Il y a quelques mois, Abou Sangaré était un immigrant guinéen anonyme de 23 ans, sans statut légal permanent dans le nord de la France et, comme des milliers d'autres, luttant contre l'expulsion.
Aujourd'hui acteur principal dans "L'histoire de Souleymane", un long métrage primé qui est sorti dans les salles françaises cette semaine, son visage apparaît à chaque coin de rue, dans les stations de métro, aux arrêts de bus et dans les journaux.
Le film et le succès soudain de Sangaré jettent la lumière sur l'immigration clandestine en France, au moment même où le nouveau gouvernement adopte une position plus dure sur la question. Il s'est engagé à rendre plus difficile le séjour des immigrés sans statut légal permanent et plus facile leur expulsion par la France.
Sangaré joue le rôle d'un jeune demandeur d'asile qui travaille comme livreur à Paris, se faufilant à vélo dans la circulation de la Ville Lumière. Dans un cas où la vie imite l'art, l'avenir de Sangaré est également en jeu. Comme le personnage qu'il incarne, Sangaré espère persuader les autorités françaises de lui accorder le droit de séjour et d'abandonner leurs efforts pour le forcer à partir.
"Quand je vois Souleymane assis à l'Office français de protection des réfugiés et apatrides, je me mets à sa place, parce que je sais ce que c'est que d'attendre ses papiers d'identité ici en France, d'être dans cette situation - le stress, l'anxiété", a déclaré Sangaré lors d'un entretien avec l'Associated Press.
"Comme moi, Souleymane se retrouve dans un environnement qu'il ne connaît pas".
Sangaré dit avoir quitté la Guinée à l'âge de 15 ans en 2016 pour aider sa mère malade.
Il s'est d'abord rendu en Algérie, puis en Libye, où il a été emprisonné et traité "comme un esclave" après une tentative de traversée ratée. L'Italie a suivi, et il a finalement posé le pied en France en mai 2017.
La France, championne d'Europe en termes de procédures d'expulsion
Sa demande d'être reconnu comme mineur a été rejetée, mais il a pu étudier au lycée et a suivi une formation de mécanicien automobile - une compétence recherchée en France. Récemment, il s'est vu proposer un emploi à temps plein dans un atelier d'Amiens, une ville du nord de la France.
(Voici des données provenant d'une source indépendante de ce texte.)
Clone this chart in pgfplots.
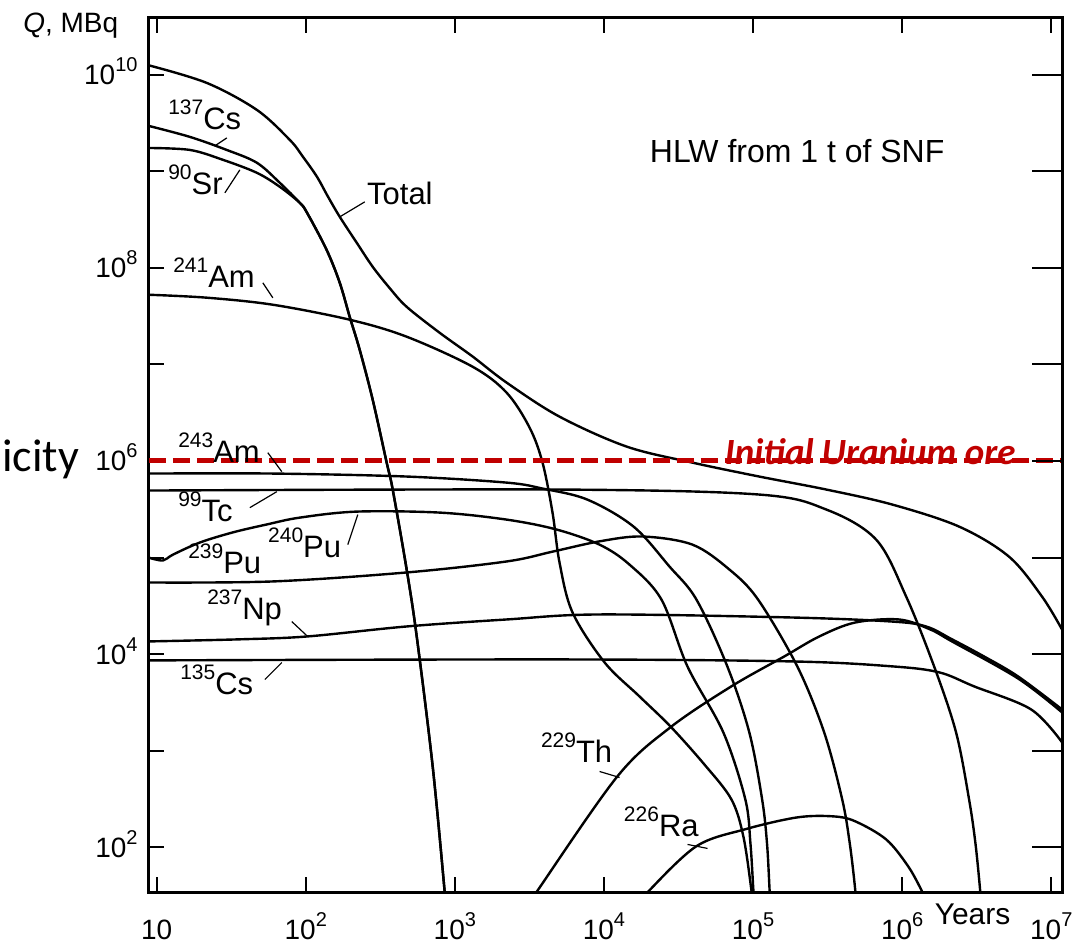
\documentclass[border=0pt]{standalone}
\usepackage{pgfplots}
\pgfplotsset{compat=1.18}
\usepackage{fontspec}
\setmainfont{Liberation Sans}
\newfontfamily\carlito{Carlito}
\definecolor{ore}{HTML}{C00000}
\newcommand{\tl}[1]{10\raisebox{6.5pt}{\fontsize{10}{10}\selectfont #1}}
\newcommand{\iso}[2]{{\fontsize{15.5}{15.5}\selectfont\raisebox{7.5pt}{\fontsize{10.5}{10.5}\selectfont #1}#2}}
\begin{document}
\begin{tikzpicture}
\pgfplotsset{curve/.style={black, line width=1.2pt, smooth, tension=0.55}}
\begin{axis}[
  scale only axis, width=457pt, height=437.5pt,
  xmode=log, ymode=log,
  xmin=8.87, xmax=1.186e7, ymin=33.9, ymax=3.89e10,
  axis line style={line width=1.5pt},
  tick align=inside, major tick length=7.5pt,
  every tick/.style={black, line width=1pt},
  minor tick length=0pt, minor xtick={}, minor ytick={},
  xtick={10,100,1000,1e4,1e5,1e6,1e7},
  xticklabels={10,\tl{2},\tl{3},\tl{4},\tl{5},\tl{6},\tl{7}},
  ytick={1e2,1e3,1e4,1e5,1e6,1e7,1e8,1e9,1e10},
  yticklabels={\tl{2},{},\tl{4},{},\tl{6},{},\tl{8},{},\tl{10}},
  ytick pos=left,
  xticklabel style={font=\fontsize{14}{14}\selectfont, anchor=base, inner sep=0pt, yshift=-23.5pt},
  yticklabel style={font=\fontsize{14}{14}\selectfont, anchor=base east, inner sep=0pt, xshift=-5.5pt, yshift=-5pt},
]
% Total
\addplot[curve] coordinates {(8.8,1.26e10) (21.7,8.26e9) (47.0,4.34e9) (78.2,2.12e9) (95.7,1.42e9) (119,8.79e8) (140,5.58e8) (169,3.39e8) (220,1.82e8) (281,1.03e8) (365,6.2e7) (475,3.96e7) (791,2.13e7) (1315,1.21e7) (2223,6.49e6) (5035,2.88e6) (1.42e4,1.41e6) (3.92e4,9.62e5) (1.10e5,6.90e5) (3.10e5,5.06e5) (8.57e5,3.54e5) (2.41e6,2.09e5) (5.21e6,1.02e5) (8.67e6,3.94e4) (1.18e7,1.80e4)};
% 137Cs
\addplot[curve] coordinates {(8.8,2.97e9) (16.7,2.28e9) (29.5,1.67e9) (47.0,1.23e9) (67.0,7.62e8) (91.2,4.73e8) (102,3.73e8) (138,1.54e8) (169,7.03e7) (197,3.13e7) (230,1.42e7) (281,4.33e6) (349,9.62e5) (383,5.06e5) (475,7.52e4) (555,1.52e4) (710,686) (855,34.0) (881,17.8)};
% 90Sr
\addplot[curve] coordinates {(8.8,1.75e9) (16.7,1.67e9) (27.8,1.32e9) (47.0,9.68e8) (67.0,6.93e8) (91.2,4.73e8) (102,3.73e8) (138,1.54e8) (169,7.03e7) (197,3.13e7) (230,1.42e7) (281,4.33e6) (349,9.62e5) (383,5.06e5) (475,7.52e4) (555,1.52e4) (710,686) (855,34.0) (881,17.8)};
% 241Am
\addplot[curve] coordinates {(8.8,5.28e7) (21.7,4.92e7) (60.1,4.16e7) (197,2.91e7) (475,1.94e7) (1315,9.48e6) (2223,5.11e6) (3170,2.22e6) (3873,9.62e5) (4519,2.92e5) (5035,8.87e4) (6152,2.70e4) (1.01e4,8.18e3) (1.73e4,3.64e3) (2.79e4,1.78e3) (4.71e4,719) (7.15e4,313) (8.6e4,130) (9.73e4,36.6) (1.02e5,17.9)};
% 243Am
\addplot[curve] coordinates {(8.8,7.41e5) (60.1,7.41e5) (475,6.90e5) (2223,5.97e5) (3873,5.18e5) (7745,3.98e5) (1.58e4,2.09e5) (2.75e4,8.07e4) (4.17e4,3.67e4) (6.72e4,7.45e3) (9.44e4,1.54e3) (1.15e5,313) (1.24e5,110) (1.29e5,36.6) (1.32e5,17.9)};
% 99Tc
\addplot[curve] coordinates {(8.8,4.94e5) (5035,5.06e5) (1.10e5,4.49e5) (3.10e5,3.14e5) (6.70e5,1.53e5) (1.064e6,3.94e4) (1.638e6,7.45e3) (2.30e6,1.54e3) (2.81e6,313) (3.1e6,110) (3.33e6,36.6) (3.44e6,17.9)};
% 240Pu
\addplot[curve] coordinates {(8.8,1.0e5) (11.0,9.31e4) (12.85,1.07e5) (19.5,1.43e5) (32.4,1.82e5) (54.8,2.20e5) (91.2,2.59e5) (220,2.99e5) (791,2.92e5) (2223,2.47e5) (4805,1.95e5) (9330,1.36e5) (1.48e4,8.47e4) (2.43e4,3.67e4) (3.63e4,7.45e3) (6.32e4,1.54e3) (8.87e4,313) (9.6e4,110) (1.004e5,36.6) (1.035e5,17.9)};
% 239Pu
\addplot[curve] coordinates {(8.8,5.51e4) (60.1,5.65e4) (475,7.00e4) (2223,9.10e4) (4519,1.15e5) (9330,1.47e5) (1.81e4,1.65e5) (3.92e4,1.36e5) (6.93e4,7.52e4) (1.08e5,3.67e4) (1.98e5,7.45e3) (3.00e5,1.54e3) (3.96e5,313) (4.45e5,110) (4.84e5,36.6) (5.00e5,17.9)};
% 237Np
\addplot[curve] coordinates {(8.8,1.35e4) (36.1,1.42e4) (102,1.52e4) (475,1.93e4) (2223,2.28e4) (9330,2.57e4) (1.83e5,2.39e4) (8.57e5,2.17e4) (1.448e6,1.93e4) (2.16e6,1.42e4) (3.54e6,9.44e3) (5.99e6,5.86e3) (1.18e7,2.67e3)};
% 135Cs
\addplot[curve] coordinates {(8.8,8.59e3) (5035,8.79e3) (1.83e5,8.38e3) (8.57e5,7.45e3) (1.77e6,6.46e3) (3.04e6,4.62e3) (7.32e6,2.67e3) (1.18e7,1.22e3)};
% 229Th
\addplot[curve] coordinates {(3319,28.8) (3639,36.6) (1.232e4,541) (2.79e4,1.74e3) (7.15e4,4.62e3) (1.62e5,9.44e3) (2.78e5,1.52e4) (4.84e5,2.12e4) (9.55e5,2.28e4) (1.54e6,1.80e4) (2.16e6,1.35e4) (5.99e6,5.58e3) (1.18e7,2.49e3)};
% 226Ra
\addplot[curve] coordinates {(1.87e4,28.8) (1.99e4,34.8) (4.17e4,102) (8.87e4,153) (1.98e5,203) (3.45e5,208) (4.84e5,185) (7.81e5,120) (1.097e6,63.2) (1.36e6,34.8) (1.43e6,28.8)};
% initial uranium ore level
\addplot[ore, line width=2.5pt, dash pattern=on 8.5pt off 3.5pt] coordinates {(8.87,1e6) (1.186e7,1e6)};
\end{axis}
\begin{axis}[
  scale only axis, width=457pt, height=437.5pt,
  xmode=log, ymode=log,
  xmin=8.87, xmax=1.186e7, ymin=33.9, ymax=3.89e10,
  axis x line=none, axis y line*=right,
  axis line style={line width=1.5pt},
  ytick={1e2,1e3,1e4,1e5,1e6,1e7,1e8,1e9,1e10}, yticklabels={},
  tick align=inside, major tick length=15pt,
  every tick/.style={black, line width=1pt},
  minor tick length=0pt, minor ytick={},
]
\end{axis}
\begin{scope}[x=0.5pt, y=-0.5pt, shift={(-74.5pt,446.5pt)}]
\useasboundingbox (0,0) rectangle (1076,944);
\node[anchor=base west, inner sep=0pt, font=\carlito\fontsize{23}{23}\selectfont] at (2,472) {icity};
\node[anchor=base west, inner sep=0pt, font=\fontsize{14}{14}\selectfont] at (23,33) {\textit{Q}, MBq};
\node[anchor=base west, inner sep=0pt, font=\fontsize{15}{15}\selectfont] at (935,925) {Years};
\node[anchor=base west, inner sep=0pt, font=\fontsize{16}{16}\selectfont] at (650,163) {HLW from 1 t of SNF};
\node[anchor=base west, inner sep=0pt, text=ore, font=\carlito\bfseries\itshape\fontsize{18.5}{18.5}\selectfont] at (725,465) {Initial Uranium ore};
\begin{scope}[every node/.style={anchor=base west, inner sep=0pt}]
\node at (168,130) {\iso{137}{Cs}};
\node at (168,195) {\iso{90}{Sr}};
\node[font=\fontsize{15.5}{15.5}\selectfont] at (367,205) {Total};
\node at (173,288) {\iso{241}{Am}};
\node at (178,463) {\iso{243}{Am}};
\node at (178,522) {\iso{99}{Tc}};
\node at (188,574) {\iso{239}{Pu}};
\node at (268,558) {\iso{240}{Pu}};
\node at (207,620) {\iso{237}{Np}};
\node at (180,695) {\iso{135}{Cs}};
\node at (541,763) {\iso{229}{Th}};
\node at (624,837) {\iso{226}{Ra}};
\end{scope}
\begin{scope}[line width=0.6pt]
\draw (227,138) -- (215,146);
\draw (225,193) -- (240,170);
\draw (365,202) -- (340,217);
\draw (263,283) -- (273,298);
\draw (268,453) -- (282,472);
\draw (250,508) -- (277,492);
\draw (348,545) -- (358,515);
\draw (292,622) -- (308,637);
\draw (265,680) -- (282,663);
\draw (600,772) -- (620,778);
\draw (688,845) -- (708,849);
\end{scope}
\end{scope}
\end{tikzpicture}
\end{document}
Mais Sangaré ne peut pas accepter cet emploi en raison de son statut illégal.
Il a demandé en vain des papiers à trois reprises et vit avec un arrêté d'expulsion au-dessus de la tête.
Les critiques affirment que les gouvernements successifs ont de plus en plus recours aux mesures d'expulsion.
"Nous sommes le pays d'Europe qui produit le plus de procédures d'expulsion, loin devant les autres pays", déclare Serge Slama, professeur de droit public à l'université de Grenoble.
Mais leur utilisation - plus de 130 000 expulsions ont été ordonnées en 2023 - est "très inefficace", a-t-il ajouté, car de nombreux arrêtés ne sont pas ou ne peuvent pas être exécutés pour des raisons juridiques.
Le ministre de l'intérieur, Bruno Retailleau, affirme qu'environ 10 % des personnes visées par une expulsion finissent par partir.
Retailleau, nommé le mois dernier dans le nouveau gouvernement français composé de conservateurs et de centristes, fait du contrôle de l'immigration une priorité.
"Ma vie changera le jour où j'aurai mes papiers"
Dans le cas de Sangaré, sa vie a pris un tournant l'année dernière lorsqu'il a rencontré le cinéaste Boris Lojkine. Plusieurs auditions lui ont permis d'obtenir le rôle principal du film.
Sangaré a remporté le prix du meilleur acteur au concours "Un certain regard" du festival de Cannes cette année.
Mais un prix plus significatif pourrait se profiler à l'horizon : Après Cannes, des représentants du gouvernement ont envoyé un courriel à Sangaré, l'invitant à renouveler sa demande de résidence.
Répondant aux questions de l'AP, les autorités françaises ont déclaré que l'arrêté d'expulsion pris à l'encontre de Sangaré "reste légalement en vigueur", mais ont ajouté que les autorités ont réexaminé son cas en raison des mesures qu'il a prises pour s'intégrer.
"Je pense que c'est le film qui l'a fait", a déclaré Sangaré à l'agence AP.
"Vous avez besoin d'un permis de séjour pour pouvoir changer de vie ici. Ma vie changera le jour où j'aurai mes papiers", a-t-il ajouté.